Once that’s sorted, I can put dotfiles where they belong. Since the home directory already has stuff in it, it won’t be possible to just git clone, so what we can do instead is:

cd ~
git init
git remote add origin DOTFILES_REPO_URL 
git reset origin/main # we have to do this in case any of the files in dotfiles already exist
git checkout origin main

Now our Brewfiles/.zshrc/etc should have made it to where they belong! Next we can install all the apps that will adopt these configurations.

Installing apps with Brewfiles

One of the cooler features of Homebrew is its ability to consume package files called Brewfiles (similar to Gemfiles, if you’re into the Ruby ecosystem at all), which can perform any number of sequenced actions. I’ve got most of my day-to-day apps and CLI tools sorted in the Brewfile I just pulled in the last step, and I can install them all at once. I’ve included a snippet of that Brewfile here, and you can view the whole thing over here.

# Mac Apps with `--cask`
cask "alfred"
cask "firefox"

# CLI tools with `brew install`
brew "node"

# Even font files are fair game
tap "homebrew/cask-fonts" # point Homebrew to where the font file lives
cask "font-inconsolata-nerd-font" # install it

Once I’ve got my shopping list of apps set up, I can install all of them at once with a quick Homebrew command:

brew bundle install

Homebrew automatically looks to install from ~/Brewfile if no other location is specified, so that Dotfiles import works seamlessly. Homebrew also has really straightforward logging — it’ll clearly indicate what it’s doing, and which of its actions were successful or not.

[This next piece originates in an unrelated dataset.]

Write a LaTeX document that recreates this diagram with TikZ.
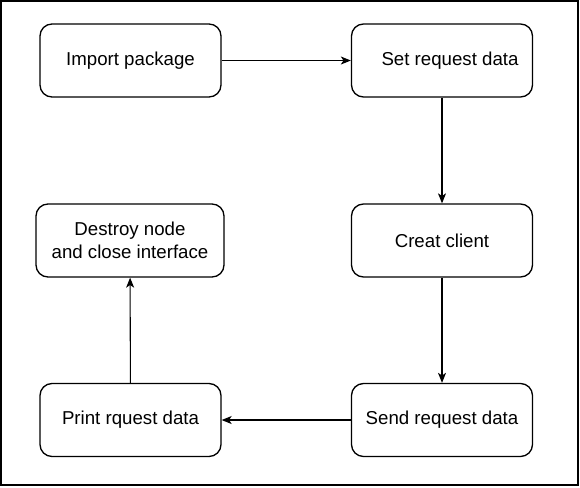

Installing apps without Brewfiles

I use two tools that don’t jive well with Homebrew installation: nvm and oh-my-zsh.

NVM is a version manager for Node, and they explicitly say on the repo install guide that Homebrew install isn’t supported. Theirs is—at the time of writing—just a curl command to run their install script:

curl -o- https://raw.githubusercontent.com/nvm-sh/nvm/v0.39.7/install.sh | bash

Remember what I said about running random commands you find online? Doesn’t it seem like Apple should’ve made a secure, native package manager so installing stuff doesn’t feel so back alley?

Oh My Zsh is a config manager for zsh — it enables plugins like the extremely useful git shortcuts and aliases plugin. It’s also a curl command:

sh -c "$(curl -fsSL https://raw.githubusercontent.com/ohmyzsh/ohmyzsh/master/tools/install.sh)"

And that ought to do it for installs for my default setup.

Last Steps

Believe it or not, that should be everything sorted. Homebrew does so much of the heavy lifting, usually all that remains is to do some logins (easily done if one uses a password manager 👀) and configure final Mac settings! I personally set auto-keyboard intervention to off as a default (I can’t with the auto-capitalization and spellcheck), as well as turn on the battery percentage in the top bar.

Thanks for reading! Hope it was useful, and I hope you find some meaningful, fitting way to get revenge on me for the time wasted if not. If you’re following this like it’s a tutorial and run into any issues, please definitely let me know!